*Given information*.
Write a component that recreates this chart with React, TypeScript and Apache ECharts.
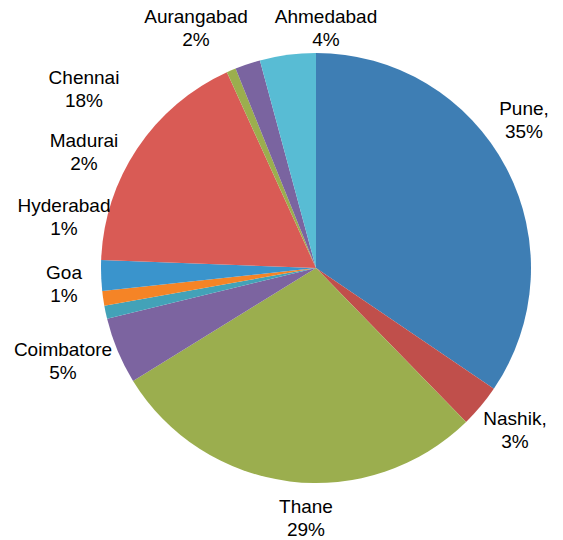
import React, { useEffect, useRef } from "react";
import * as echarts from "echarts";

// Categories in clockwise order starting at 12 o'clock
const CATEGORIES = [
  "Pune",
  "Nashik",
  "Thane",
  "Coimbatore",
  "Goa",
  "Hyderabad",
  "Madurai",
  "Chennai",
  "Other",
  "Aurangabad",
  "Ahmedabad",
];
// Share of each city (percent)
const VALUES = [34.5, 3.2, 28.5, 5.0, 1.0, 1.1, 2.3, 17.6, 0.7, 1.9, 4.2];
const COLORS = [
  "#3E7EB4",
  "#C04F4B",
  "#9BAE4E",
  "#7C64A0",
  "#43A2B8",
  "#F58426",
  "#3A94CC",
  "#D95B55",
  "#9BAE4E",
  "#7A64A0",
  "#58BCD4",
];
const COMMA_LABELS = ["Pune", "Nashik"];
const HIDDEN_LABELS = ["Other"];
// label anchor (text block centre) in page pixels, by category order
const LABEL_X = [524, 515, 306, 63, 64, 64, 84, 84, 0, 196, 326];
const LABEL_Y = [120, 430, 518, 361, 284, 217, 152, 89, 0, 28, 28];

export default function App() {
  const ref = useRef<HTMLDivElement>(null);
  useEffect(() => {
    if (!ref.current) return;
    const chart = echarts.init(ref.current, null, { renderer: "svg" });
    const data = CATEGORIES.map((name, i) => ({
      name,
      value: VALUES[i],
      itemStyle: { color: COLORS[i] },
      label: { show: !HIDDEN_LABELS.includes(name) },
    }));
    chart.setOption({
      animation: false,
      backgroundColor: "#ffffff",
      series: [
        {
          type: "pie",
          center: [316, 268],
          radius: [0, 215],
          startAngle: 90,
          clockwise: true,
          avoidLabelOverlap: false,
          data,
          itemStyle: { borderColor: "#ffffff", borderWidth: 0 },
          emphasis: { disabled: true },
          labelLine: { show: false },
          label: {
            position: "outside",
            color: "#000000",
            fontFamily: "Liberation Sans, Arial, sans-serif",
            fontSize: 19,
            lineHeight: 23,
            align: "center",
            formatter: (p: any) =>
              p.name +
              (COMMA_LABELS.includes(p.name) ? "," : "") +
              "\n" +
              Math.round(p.value) +
              "%",
          },
          labelLayout: (params: any) => {
            const i = params.dataIndex;
            if (HIDDEN_LABELS.includes(CATEGORIES[i])) return {};
            return {
              x: LABEL_X[i],
              y: LABEL_Y[i],
              align: "center",
              verticalAlign: "middle",
            };
          },
        },
      ],
    });
    return () => chart.dispose();
  }, []);
  return (
    <div
      ref={ref}
      style={{ position: "fixed", left: 0, top: 0, width: 563, height: 540 }}
    />
  );
}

*Exercise aim*.
From the first line of the material down to the line containing "0, 28, 28];", inclusive, return each line exactly, skipping any picture.

*Solution*.
Write a component that recreates this chart with React, TypeScript and Apache ECharts.
import React, { useEffect, useRef } from "react";
import * as echarts from "echarts";

// Categories in clockwise order starting at 12 o'clock
const CATEGORIES = [
  "Pune",
  "Nashik",
  "Thane",
  "Coimbatore",
  "Goa",
  "Hyderabad",
  "Madurai",
  "Chennai",
  "Other",
  "Aurangabad",
  "Ahmedabad",
];
// Share of each city (percent)
const VALUES = [34.5, 3.2, 28.5, 5.0, 1.0, 1.1, 2.3, 17.6, 0.7, 1.9, 4.2];
const COLORS = [
  "#3E7EB4",
  "#C04F4B",
  "#9BAE4E",
  "#7C64A0",
  "#43A2B8",
  "#F58426",
  "#3A94CC",
  "#D95B55",
  "#9BAE4E",
  "#7A64A0",
  "#58BCD4",
];
const COMMA_LABELS = ["Pune", "Nashik"];
const HIDDEN_LABELS = ["Other"];
// label anchor (text block centre) in page pixels, by category order
const LABEL_X = [524, 515, 306, 63, 64, 64, 84, 84, 0, 196, 326];
const LABEL_Y = [120, 430, 518, 361, 284, 217, 152, 89, 0, 28, 28];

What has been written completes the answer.